Given the nature of the service another important element was the support that staff received through regular contact with managers. They were able to contact them at any time to resolve issues, for reassurance and to discuss specific circumstances affecting residents. This ensured that actions could be taken, and issues dealt with swiftly to ensure the support given to individuals was appropriate and timely. Strong leadership and management support were therefore crucial elements. It was also important to ensure staff have wider health and wellbeing support around stress management, working from home (which most were not used to), and tips and ideas to improve their own mental and physical health during a very challenging time.

The Council communicated with residents via social media to raise awareness of the support available to residents, which allowed engagement with people who were potentially having issues registering as part of the shielding service. Queries were directed to the Contact Centre, which in turn allowed residents to receive assistance if they were entitled to support. It was evident that clear communication allowed more people to access shielding support, raised the Council’s corporate social responsibility profile, which reinforced how critical clear communication is internally and publicly. Changes to areas of work, different processes and new systems was dealt with reactively, which in many ways was unavoidable but can also be a challenging way to work long term. Procedures, communication networks, and relationships have been formed as a result of the shielding support service, which will stand in good stead for future work and adapting to challenging times.

Additional Comments

The staff that supported Sefton’s Shielded service worked incredibly hard to support vulnerable residents at an overwhelmingly difficult & frightening time. Partners, managers, through to welfare callers, there was a shared understanding of how important it was to make this work & what difference it would make to our communities. Everyone went above expectation for 4-months & this award would reinforce how important this piece of work was. The service was one of the unique offerings nationally.
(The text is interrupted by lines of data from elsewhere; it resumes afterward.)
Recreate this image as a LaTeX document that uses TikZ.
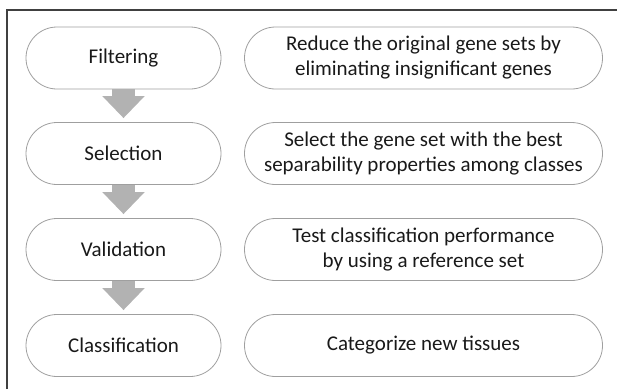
\documentclass[tikz,border=0pt]{standalone}
\usepackage{fontspec}
\setmainfont{Carlito}
\usetikzlibrary{calc,arrows.meta}
\tikzset{
	stepbox/.style={draw=gray!75,line width=0.8pt,rounded corners=31pt,minimum height=62pt,inner sep=0pt,align=center,text=black!90,font=\fontsize{21}{25}\selectfont},
	flowarrow/.style={draw=gray!60,line width=23pt,-{Triangle[width=41pt,length=22pt]},shorten >=4pt}
}
\newcommand{\makestep}[4]{
	\coordinate (#1) at (123.5pt,#4);
	\node (N#1) at (#1) [stepbox,minimum width=195pt] {#2};
	\node (D#1) at ($(#1) + (300pt,0)$) [stepbox,minimum width=358pt] {#3};
}

\begin{document}
\begin{tikzpicture}
	\useasboundingbox (0,0) rectangle (617pt,-389pt);
	\draw[black!75,line width=1.2pt] (7pt,-389pt) -- (7pt,-10pt) -- (617pt,-10pt);
	\makestep{filter}{Filtering}{Reduce the original gene sets by\\eliminating insignificant genes}{-58pt}
	\makestep{select}{Selection}{Select the gene set with the best\\separability properties among classes}{-153.5pt}
	\makestep{valid}{Validation}{Test classification performance\\by using a reference set}{-249.5pt}
	\makestep{classify}{Classification}{Categorize new tissues}{-345.5pt}
	\draw[flowarrow] (Nfilter) -- (Nselect);
	\draw[flowarrow] (Nselect) -- (Nvalid);
	\draw[flowarrow] (Nvalid) -- (Nclassify);
\end{tikzpicture}
\end{document}
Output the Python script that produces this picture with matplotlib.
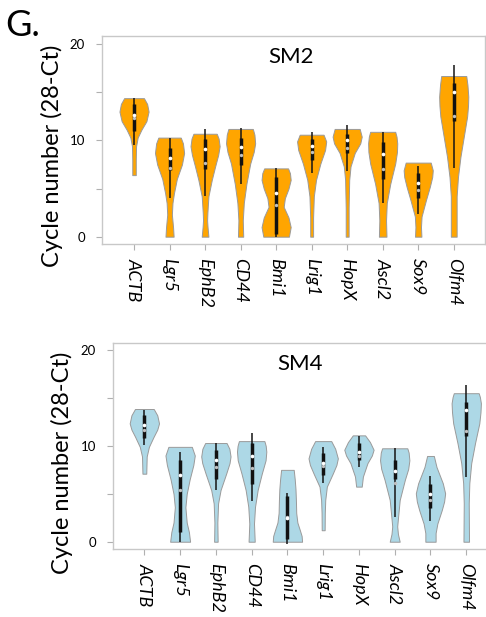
import matplotlib
matplotlib.use("Agg")
import matplotlib.pyplot as plt
import numpy as np

plt.rcParams['font.family'] = ['Lato', 'DejaVu Sans']

genes = ["ACTB", "Lgr5", "EphB2", "CD44", "Bmi1", "Lrig1", "HopX", "Ascl2", "Sox9", "Olfm4"]

# Violin outlines: (value, relative half-width)
sm2_profiles = [
    [(6.4, 0.12), (8.0, 0.12), (9.4, 0.14), (10.3, 0.25), (11.1, 0.5), (12.0, 0.85), (13.0, 1.0), (13.8, 0.9), (14.4, 0.68)],
    [(0, 0.28), (1.0, 0.24), (2.3, 0.16), (3.5, 0.2), (4.5, 0.3), (6.0, 0.5), (7.5, 0.85), (8.7, 1.0), (9.7, 0.92), (10.3, 0.77)],
    [(0, 0.23), (1.0, 0.17), (1.7, 0.14), (2.5, 0.16), (4.2, 0.23), (5.9, 0.46), (7.3, 0.69), (8.5, 0.9), (9.4, 1.0), (10.2, 0.93), (10.7, 0.8)],
    [(0, 0.18), (1.7, 0.15), (3.5, 0.22), (5.5, 0.4), (7.6, 0.66), (8.8, 0.9), (9.7, 1.0), (10.6, 0.95), (11.2, 0.84)],
    [(0, 0.88), (1.0, 1.0), (2.0, 0.85), (3.1, 0.52), (4.0, 0.6), (5.0, 0.85), (5.9, 1.0), (6.6, 0.95), (7.1, 0.82)],
    [(0, 0.1), (2.0, 0.1), (4.2, 0.15), (5.9, 0.3), (7.6, 0.6), (9.0, 0.92), (9.9, 1.0), (10.6, 0.82)],
    [(0, 0.1), (3.0, 0.1), (5.9, 0.14), (7.3, 0.23), (8.7, 0.52), (9.7, 0.9), (10.4, 1.0), (11.2, 0.86)],
    [(0, 0.26), (1.7, 0.23), (3.5, 0.28), (5.5, 0.52), (7.6, 0.86), (8.8, 0.98), (9.7, 1.0), (10.4, 0.95), (10.9, 0.86)],
    [(0, 0.22), (1.0, 0.19), (2.1, 0.23), (3.8, 0.53), (5.2, 0.8), (6.2, 0.96), (6.9, 1.0), (7.7, 0.86)],
    [(0, 0.2), (1.7, 0.2), (4.2, 0.2), (6.2, 0.29), (8.3, 0.46), (10.4, 0.69), (12.5, 0.92), (13.6, 0.98), (14.55, 1.0), (15.8, 0.94), (16.7, 0.86)],
]
sm2_whisk_lo = [9.5, 4.0, 4.2, 5.5, 0.0, 6.6, 6.8, 3.5, 2.4, 7.1]
sm2_whisk_hi = [14.4, 10.3, 11.2, 11.3, 7.1, 10.9, 11.6, 10.9, 7.3, 17.85]
sm2_q1 = [11.0, 6.9, 7.0, 7.5, 0.3, 8.0, 8.7, 6.0, 4.0, 12.0]
sm2_q3 = [13.8, 9.2, 10.2, 10.3, 6.2, 10.2, 10.7, 9.8, 6.6, 16.0]
sm2_median = [12.65, 8.15, 9.1, 9.35, 4.5, 9.4, 10.05, 8.6, 5.55, 15.0]
sm2_mean = [12.3, 7.1, 7.7, 8.5, 3.3, 8.8, 9.2, 7.0, 4.85, 12.5]

sm4_profiles = [
    [(7.1, 0.13), (8.9, 0.16), (9.9, 0.31), (10.95, 0.63), (11.7, 0.88), (12.35, 1.0), (13.2, 0.88), (13.85, 0.64)],
    [(0, 0.68), (1.0, 0.6), (2.0, 0.45), (3.6, 0.36), (5.0, 0.45), (6.5, 0.65), (8.0, 0.9), (9.0, 1.0), (9.9, 0.8)],
    [(0, 0.12), (2.0, 0.1), (4.0, 0.15), (5.4, 0.32), (7.1, 0.7), (8.2, 0.93), (8.9, 1.0), (9.7, 0.92), (10.3, 0.73)],
    [(0, 0.21), (1.9, 0.16), (3.65, 0.23), (5.4, 0.41), (7.1, 0.69), (8.5, 0.95), (9.4, 1.0), (10.0, 0.96), (10.5, 0.87)],
    [(0, 1.0), (0.6, 0.97), (1.2, 0.85), (2.0, 0.68), (3.0, 0.6), (4.3, 0.58), (5.5, 0.55), (6.5, 0.5), (7.5, 0.43)],
    [(1.2, 0.1), (3.0, 0.11), (4.35, 0.14), (5.75, 0.25), (7.1, 0.65), (8.0, 0.9), (8.7, 1.0), (9.7, 0.82), (10.5, 0.55)],
    [(5.75, 0.19), (6.8, 0.27), (8.2, 0.58), (9.0, 0.88), (9.6, 1.0), (10.4, 0.75), (11.1, 0.42)],
    [(0, 0.34), (0.8, 0.22), (1.6, 0.17), (2.6, 0.23), (4.35, 0.34), (6.45, 0.69), (7.6, 0.92), (8.5, 1.0), (9.3, 0.95), (9.75, 0.86)],
    [(0, 0.35), (0.9, 0.35), (1.9, 0.47), (3.3, 0.77), (4.2, 0.93), (5.05, 1.0), (6.1, 0.84), (7.8, 0.41), (8.95, 0.23)],
    [(0, 0.19), (2.0, 0.18), (4.0, 0.17), (6.1, 0.21), (8.2, 0.34), (10.3, 0.6), (12.35, 0.89), (13.5, 0.97), (14.45, 1.0), (15.1, 0.93), (15.5, 0.85)],
]
sm4_whisk_lo = [10.1, 0.0, 5.4, 4.2, -0.2, 6.1, 7.8, 2.6, 2.2, 6.8]
sm4_whisk_hi = [13.75, 9.4, 10.3, 11.3, 5.1, 9.85, 11.0, 9.75, 6.9, 16.35]
sm4_q1 = [10.8, 1.0, 6.5, 6.0, 0.3, 7.0, 8.5, 6.5, 3.5, 11.0]
sm4_q3 = [13.2, 8.5, 9.6, 10.3, 4.8, 9.3, 10.3, 8.5, 6.0, 14.6]
sm4_median = [12.2, 6.95, 8.5, 8.95, 2.5, 8.25, 9.4, 7.4, 4.95, 13.7]
sm4_mean = [11.65, 5.4, 7.8, 7.65, 2.6, 7.9, 8.95, 6.1, 4.4, 11.55]

W, H = 486, 617
fig = plt.figure(figsize=(W / 100, H / 100), dpi=100)


def px_axes(l, t, r, b):
    return fig.add_axes([l / W, 1 - b / H, (r - l) / W, (b - t) / H])


def panel(ax, profiles, wlo, whi, q1, q3, med, mean, color, title, xlim, ylim):
    pos = np.arange(len(genes))
    stats = []
    for p, prof in enumerate(profiles):
        ys = np.array([v for v, w in prof])
        ws = np.array([w for v, w in prof])
        stats.append(dict(coords=ys, vals=ws, mean=mean[p], median=med[p],
                          min=ys.min(), max=ys.max()))
    parts = ax.violin(stats, positions=pos, widths=0.82, showmeans=False,
                      showextrema=False, showmedians=False)
    for b in parts['bodies']:
        b.set_facecolor(color)
        b.set_edgecolor('#9a9a9a')
        b.set_linewidth(0.7)
        b.set_alpha(1)
    ax.vlines(pos, wlo, whi, color='#151515', lw=1.1, zorder=3)
    ax.vlines(pos, q1, q3, color='#111111', lw=2.5, zorder=3)
    ax.scatter(pos, mean, s=6, color='#c0c0c0', zorder=4, linewidths=0)
    ax.scatter(pos, med, s=7, color='white', zorder=5, linewidths=0)
    ax.set_xlim(*xlim)
    ax.set_ylim(*ylim)
    ax.set_xticks(pos)
    ax.set_xticklabels(genes, rotation=270, style='italic', fontsize=13,
                       ha='center', va='top')
    ax.set_yticks([0, 5, 10, 15, 20])
    ax.set_yticklabels(['0', '', '10', '', '20'], fontsize=9.5)
    for s in ax.spines.values():
        s.set_color('#c8c8c8')
        s.set_linewidth(1.0)
    ax.tick_params(axis='both', colors='#b0b0b0', length=4, width=0.8,
                   labelcolor='black')
    ax.tick_params(axis='y', pad=8)
    ax.tick_params(axis='x', pad=6)
    ax.text(0.493, 0.87, title, transform=ax.transAxes, ha='center',
            va='baseline', fontsize=16)


ax1 = px_axes(101.7, 36, 485, 244)
panel(ax1, sm2_profiles, sm2_whisk_lo, sm2_whisk_hi, sm2_q1, sm2_q3,
      sm2_median, sm2_mean, '#FFA500', 'SM2', (-0.91, 9.88), (-0.76, 20.86))

ax2 = px_axes(112.7, 342.7, 492, 549.3)
panel(ax2, sm4_profiles, sm4_whisk_lo, sm4_whisk_hi, sm4_q1, sm4_q3,
      sm4_median, sm4_mean, '#ADD8E6', 'SM4', (-0.885, 9.72), (-0.79, 20.77))

fig.text(52 / W, 1 - 156 / H, 'Cycle number (28-Ct)', rotation=90,
         ha='center', va='center', fontsize=17)
fig.text(62 / W, 1 - 463 / H, 'Cycle number (28-Ct)', rotation=90,
         ha='center', va='center', fontsize=17)
fig.text(5 / W, 1 - 36 / H, 'G.', ha='left', va='baseline', fontsize=26)

fig.savefig('out.png', dpi=100)
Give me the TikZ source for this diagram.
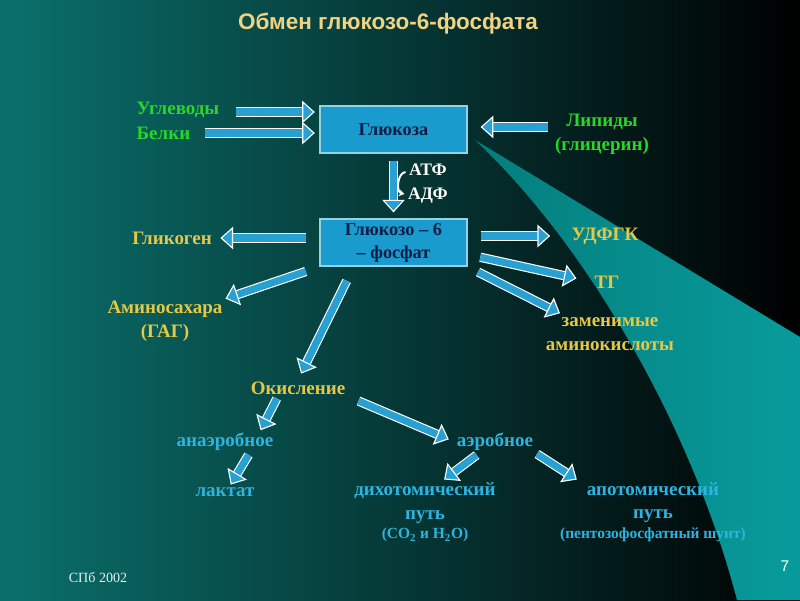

COVID-19 Response Recognition Award

As a result of the shielding being introduced and the leisure team being responsible for daily welfare calls, ways of working were quickly adapted. Feedback received from residents highlighted the impact the welfare calls had on them during the period of shielding, and how it made a difference to their lives at the time. Examples of comments are below (with personal details removed):

1. Dear XXXX
I would like to pass on my sincerest thanks to Sefton council for their support during this difficult period. The food parcel went so far in helping out, and the Sefton staff who have contacted me have been great. Even having to listen to me griping on about breaking a tooth in the middle of lock down. Your support has been Tremendous thank you so much

2. Dear XXX and XXXXX,
I just wanted to drop you a quick note to say how much I have appreciated the welfare calls I’ve received from your team(s). I am registered as extremely vulnerable because of underlying health issues, for which I receive immunotherapy treatment, but count myself lucky as I am reasonably fit despite that. Nevertheless, to have received the calls has meant so much. To know that someone cares, that someone is looking out for you is really quite touching. Please pass on my thanks to your teams. I’m so sorry that I can’t remember all their names but the latest to call was XXX. I think before that there was XXXX, XXX, XXX Anyway, they were all delightful ladies and such a pleasure to chat to. Keep up the good work, it IS appreciated. Many thanks.